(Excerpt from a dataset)
* * *

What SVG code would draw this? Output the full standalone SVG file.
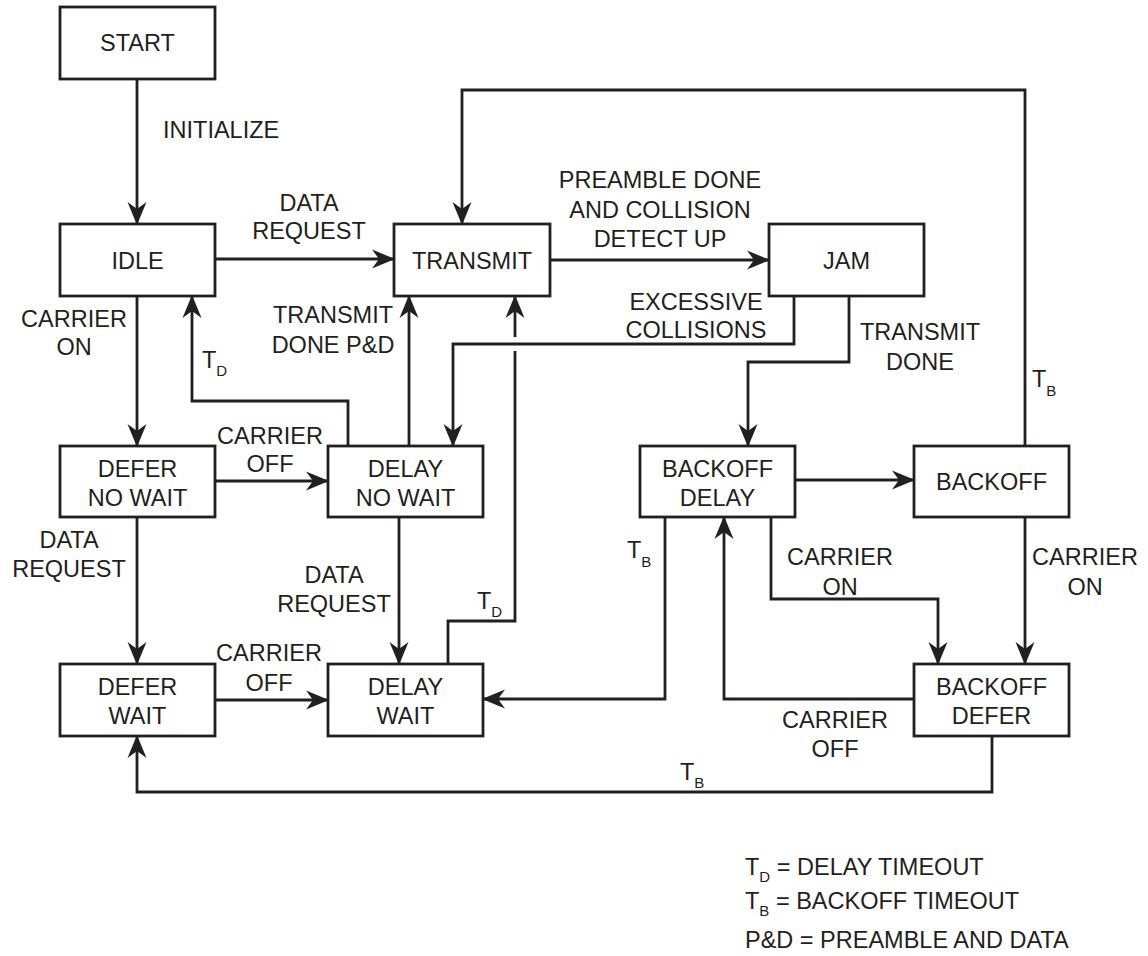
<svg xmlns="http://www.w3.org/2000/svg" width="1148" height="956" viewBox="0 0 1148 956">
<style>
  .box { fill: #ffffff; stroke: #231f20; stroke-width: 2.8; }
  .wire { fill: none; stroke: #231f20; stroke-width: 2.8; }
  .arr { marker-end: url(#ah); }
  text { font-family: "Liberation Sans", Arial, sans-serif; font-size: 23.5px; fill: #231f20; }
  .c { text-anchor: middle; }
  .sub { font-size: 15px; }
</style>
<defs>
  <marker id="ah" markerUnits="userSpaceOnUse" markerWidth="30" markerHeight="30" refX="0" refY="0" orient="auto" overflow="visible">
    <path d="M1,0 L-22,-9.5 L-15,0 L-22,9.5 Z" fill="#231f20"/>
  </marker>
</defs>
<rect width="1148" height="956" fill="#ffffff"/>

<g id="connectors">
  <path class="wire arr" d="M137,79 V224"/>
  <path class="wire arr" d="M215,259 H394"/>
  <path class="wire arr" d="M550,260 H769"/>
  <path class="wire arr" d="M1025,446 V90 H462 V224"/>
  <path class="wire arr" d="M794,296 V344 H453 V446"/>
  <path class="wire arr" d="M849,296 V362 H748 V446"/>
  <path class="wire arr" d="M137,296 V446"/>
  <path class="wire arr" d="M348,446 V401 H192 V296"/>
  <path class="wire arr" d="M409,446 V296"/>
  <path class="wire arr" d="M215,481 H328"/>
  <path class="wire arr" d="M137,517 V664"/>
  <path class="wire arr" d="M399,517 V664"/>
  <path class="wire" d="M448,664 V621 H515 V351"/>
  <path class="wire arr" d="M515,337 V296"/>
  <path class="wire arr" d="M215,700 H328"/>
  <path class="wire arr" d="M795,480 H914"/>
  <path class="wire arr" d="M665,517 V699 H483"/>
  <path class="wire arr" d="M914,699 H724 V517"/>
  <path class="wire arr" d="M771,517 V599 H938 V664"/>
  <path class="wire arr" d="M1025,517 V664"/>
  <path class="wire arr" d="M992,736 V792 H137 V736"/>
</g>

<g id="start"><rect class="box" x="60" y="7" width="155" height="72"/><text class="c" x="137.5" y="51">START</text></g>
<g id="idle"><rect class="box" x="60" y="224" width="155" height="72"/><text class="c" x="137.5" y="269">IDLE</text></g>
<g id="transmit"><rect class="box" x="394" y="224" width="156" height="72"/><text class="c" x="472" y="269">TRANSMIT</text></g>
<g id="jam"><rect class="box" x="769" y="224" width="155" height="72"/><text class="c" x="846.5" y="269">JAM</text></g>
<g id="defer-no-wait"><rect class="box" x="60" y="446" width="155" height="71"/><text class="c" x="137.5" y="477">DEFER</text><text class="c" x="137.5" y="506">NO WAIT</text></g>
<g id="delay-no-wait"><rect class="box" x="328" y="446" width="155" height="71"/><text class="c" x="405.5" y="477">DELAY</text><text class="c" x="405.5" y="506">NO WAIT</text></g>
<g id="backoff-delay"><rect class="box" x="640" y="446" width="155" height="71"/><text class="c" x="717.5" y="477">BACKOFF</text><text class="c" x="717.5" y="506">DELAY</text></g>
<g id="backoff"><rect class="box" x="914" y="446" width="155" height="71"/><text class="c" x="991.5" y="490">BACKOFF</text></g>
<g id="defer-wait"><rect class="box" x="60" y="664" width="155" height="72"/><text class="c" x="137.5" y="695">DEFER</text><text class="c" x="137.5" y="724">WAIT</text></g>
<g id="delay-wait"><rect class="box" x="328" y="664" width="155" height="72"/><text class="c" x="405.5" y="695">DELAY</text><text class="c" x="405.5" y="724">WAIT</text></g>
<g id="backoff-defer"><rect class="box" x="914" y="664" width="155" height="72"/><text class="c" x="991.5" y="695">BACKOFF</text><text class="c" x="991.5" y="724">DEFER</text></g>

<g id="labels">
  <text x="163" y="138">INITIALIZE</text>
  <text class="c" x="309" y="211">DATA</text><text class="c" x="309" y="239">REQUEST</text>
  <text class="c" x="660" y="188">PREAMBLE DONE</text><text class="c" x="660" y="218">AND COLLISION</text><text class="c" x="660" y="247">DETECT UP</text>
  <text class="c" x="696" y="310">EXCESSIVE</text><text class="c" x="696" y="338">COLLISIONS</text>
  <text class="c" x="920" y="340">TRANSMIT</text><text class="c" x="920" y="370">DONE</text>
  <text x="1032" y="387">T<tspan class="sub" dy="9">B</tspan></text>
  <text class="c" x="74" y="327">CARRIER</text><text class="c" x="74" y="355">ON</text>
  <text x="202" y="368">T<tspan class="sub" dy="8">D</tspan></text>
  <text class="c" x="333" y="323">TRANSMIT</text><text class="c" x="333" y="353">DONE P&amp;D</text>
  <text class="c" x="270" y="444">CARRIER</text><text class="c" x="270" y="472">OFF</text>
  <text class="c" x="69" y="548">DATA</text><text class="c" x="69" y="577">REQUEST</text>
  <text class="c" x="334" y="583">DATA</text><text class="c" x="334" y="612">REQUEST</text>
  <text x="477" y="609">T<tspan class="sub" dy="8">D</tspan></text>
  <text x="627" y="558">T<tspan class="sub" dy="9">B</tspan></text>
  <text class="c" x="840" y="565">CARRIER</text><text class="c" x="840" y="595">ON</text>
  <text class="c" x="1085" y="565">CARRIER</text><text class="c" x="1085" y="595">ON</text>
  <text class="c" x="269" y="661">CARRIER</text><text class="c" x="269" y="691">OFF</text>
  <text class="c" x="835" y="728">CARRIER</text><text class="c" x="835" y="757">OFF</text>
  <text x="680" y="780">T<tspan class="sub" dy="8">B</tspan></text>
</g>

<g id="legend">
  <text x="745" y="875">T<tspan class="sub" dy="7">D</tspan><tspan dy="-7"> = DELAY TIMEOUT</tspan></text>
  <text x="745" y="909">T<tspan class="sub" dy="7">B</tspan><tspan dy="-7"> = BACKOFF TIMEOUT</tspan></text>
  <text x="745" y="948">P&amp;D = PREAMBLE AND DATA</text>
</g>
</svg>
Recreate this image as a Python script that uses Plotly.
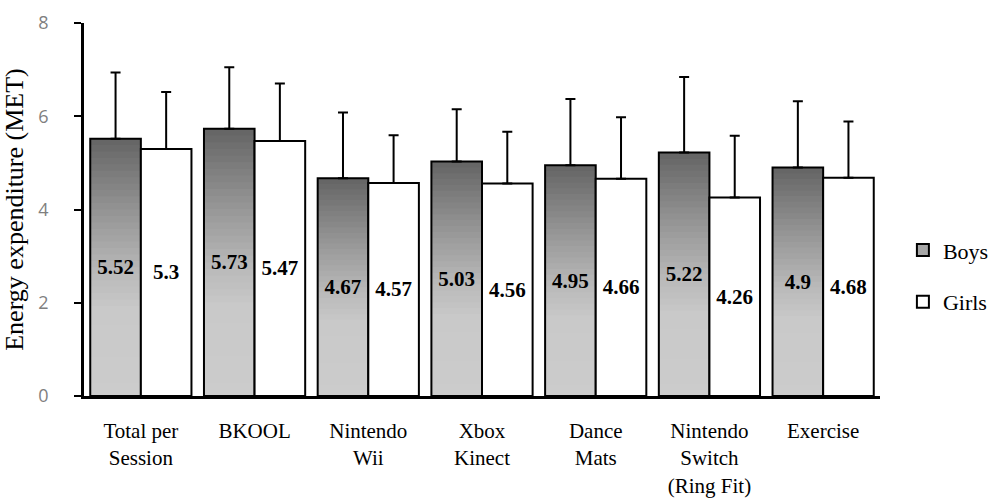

* * *

• _DESCRIPTION OF THE TASK_: Reproduce the entries above exactly. Do not include the images.

• _FINAL ANSWER_:
What SVG code would draw this? Output the full standalone SVG file.
<svg xmlns="http://www.w3.org/2000/svg" width="1148" height="956" viewBox="0 0 1148 956">
<style>
  .box { fill: #ffffff; stroke: #231f20; stroke-width: 2.8; }
  .wire { fill: none; stroke: #231f20; stroke-width: 2.8; }
  .arr { marker-end: url(#ah); }
  text { font-family: "Liberation Sans", Arial, sans-serif; font-size: 23.5px; fill: #231f20; }
  .c { text-anchor: middle; }
  .sub { font-size: 15px; }
</style>
<defs>
  <marker id="ah" markerUnits="userSpaceOnUse" markerWidth="30" markerHeight="30" refX="0" refY="0" orient="auto" overflow="visible">
    <path d="M1,0 L-22,-9.5 L-15,0 L-22,9.5 Z" fill="#231f20"/>
  </marker>
</defs>
<rect width="1148" height="956" fill="#ffffff"/>

<g id="connectors">
  <path class="wire arr" d="M137,79 V224"/>
  <path class="wire arr" d="M215,259 H394"/>
  <path class="wire arr" d="M550,260 H769"/>
  <path class="wire arr" d="M1025,446 V90 H462 V224"/>
  <path class="wire arr" d="M794,296 V344 H453 V446"/>
  <path class="wire arr" d="M849,296 V362 H748 V446"/>
  <path class="wire arr" d="M137,296 V446"/>
  <path class="wire arr" d="M348,446 V401 H192 V296"/>
  <path class="wire arr" d="M409,446 V296"/>
  <path class="wire arr" d="M215,481 H328"/>
  <path class="wire arr" d="M137,517 V664"/>
  <path class="wire arr" d="M399,517 V664"/>
  <path class="wire" d="M448,664 V621 H515 V351"/>
  <path class="wire arr" d="M515,337 V296"/>
  <path class="wire arr" d="M215,700 H328"/>
  <path class="wire arr" d="M795,480 H914"/>
  <path class="wire arr" d="M665,517 V699 H483"/>
  <path class="wire arr" d="M914,699 H724 V517"/>
  <path class="wire arr" d="M771,517 V599 H938 V664"/>
  <path class="wire arr" d="M1025,517 V664"/>
  <path class="wire arr" d="M992,736 V792 H137 V736"/>
</g>

<g id="start"><rect class="box" x="60" y="7" width="155" height="72"/><text class="c" x="137.5" y="51">START</text></g>
<g id="idle"><rect class="box" x="60" y="224" width="155" height="72"/><text class="c" x="137.5" y="269">IDLE</text></g>
<g id="transmit"><rect class="box" x="394" y="224" width="156" height="72"/><text class="c" x="472" y="269">TRANSMIT</text></g>
<g id="jam"><rect class="box" x="769" y="224" width="155" height="72"/><text class="c" x="846.5" y="269">JAM</text></g>
<g id="defer-no-wait"><rect class="box" x="60" y="446" width="155" height="71"/><text class="c" x="137.5" y="477">DEFER</text><text class="c" x="137.5" y="506">NO WAIT</text></g>
<g id="delay-no-wait"><rect class="box" x="328" y="446" width="155" height="71"/><text class="c" x="405.5" y="477">DELAY</text><text class="c" x="405.5" y="506">NO WAIT</text></g>
<g id="backoff-delay"><rect class="box" x="640" y="446" width="155" height="71"/><text class="c" x="717.5" y="477">BACKOFF</text><text class="c" x="717.5" y="506">DELAY</text></g>
<g id="backoff"><rect class="box" x="914" y="446" width="155" height="71"/><text class="c" x="991.5" y="490">BACKOFF</text></g>
<g id="defer-wait"><rect class="box" x="60" y="664" width="155" height="72"/><text class="c" x="137.5" y="695">DEFER</text><text class="c" x="137.5" y="724">WAIT</text></g>
<g id="delay-wait"><rect class="box" x="328" y="664" width="155" height="72"/><text class="c" x="405.5" y="695">DELAY</text><text class="c" x="405.5" y="724">WAIT</text></g>
<g id="backoff-defer"><rect class="box" x="914" y="664" width="155" height="72"/><text class="c" x="991.5" y="695">BACKOFF</text><text class="c" x="991.5" y="724">DEFER</text></g>

<g id="labels">
  <text x="163" y="138">INITIALIZE</text>
  <text class="c" x="309" y="211">DATA</text><text class="c" x="309" y="239">REQUEST</text>
  <text class="c" x="660" y="188">PREAMBLE DONE</text><text class="c" x="660" y="218">AND COLLISION</text><text class="c" x="660" y="247">DETECT UP</text>
  <text class="c" x="696" y="310">EXCESSIVE</text><text class="c" x="696" y="338">COLLISIONS</text>
  <text class="c" x="920" y="340">TRANSMIT</text><text class="c" x="920" y="370">DONE</text>
  <text x="1032" y="387">T<tspan class="sub" dy="9">B</tspan></text>
  <text class="c" x="74" y="327">CARRIER</text><text class="c" x="74" y="355">ON</text>
  <text x="202" y="368">T<tspan class="sub" dy="8">D</tspan></text>
  <text class="c" x="333" y="323">TRANSMIT</text><text class="c" x="333" y="353">DONE P&amp;D</text>
  <text class="c" x="270" y="444">CARRIER</text><text class="c" x="270" y="472">OFF</text>
  <text class="c" x="69" y="548">DATA</text><text class="c" x="69" y="577">REQUEST</text>
  <text class="c" x="334" y="583">DATA</text><text class="c" x="334" y="612">REQUEST</text>
  <text x="477" y="609">T<tspan class="sub" dy="8">D</tspan></text>
  <text x="627" y="558">T<tspan class="sub" dy="9">B</tspan></text>
  <text class="c" x="840" y="565">CARRIER</text><text class="c" x="840" y="595">ON</text>
  <text class="c" x="1085" y="565">CARRIER</text><text class="c" x="1085" y="595">ON</text>
  <text class="c" x="269" y="661">CARRIER</text><text class="c" x="269" y="691">OFF</text>
  <text class="c" x="835" y="728">CARRIER</text><text class="c" x="835" y="757">OFF</text>
  <text x="680" y="780">T<tspan class="sub" dy="8">B</tspan></text>
</g>

<g id="legend">
  <text x="745" y="875">T<tspan class="sub" dy="7">D</tspan><tspan dy="-7"> = DELAY TIMEOUT</tspan></text>
  <text x="745" y="909">T<tspan class="sub" dy="7">B</tspan><tspan dy="-7"> = BACKOFF TIMEOUT</tspan></text>
  <text x="745" y="948">P&amp;D = PREAMBLE AND DATA</text>
</g>
</svg>
Recreate this image as a Python script that uses Plotly.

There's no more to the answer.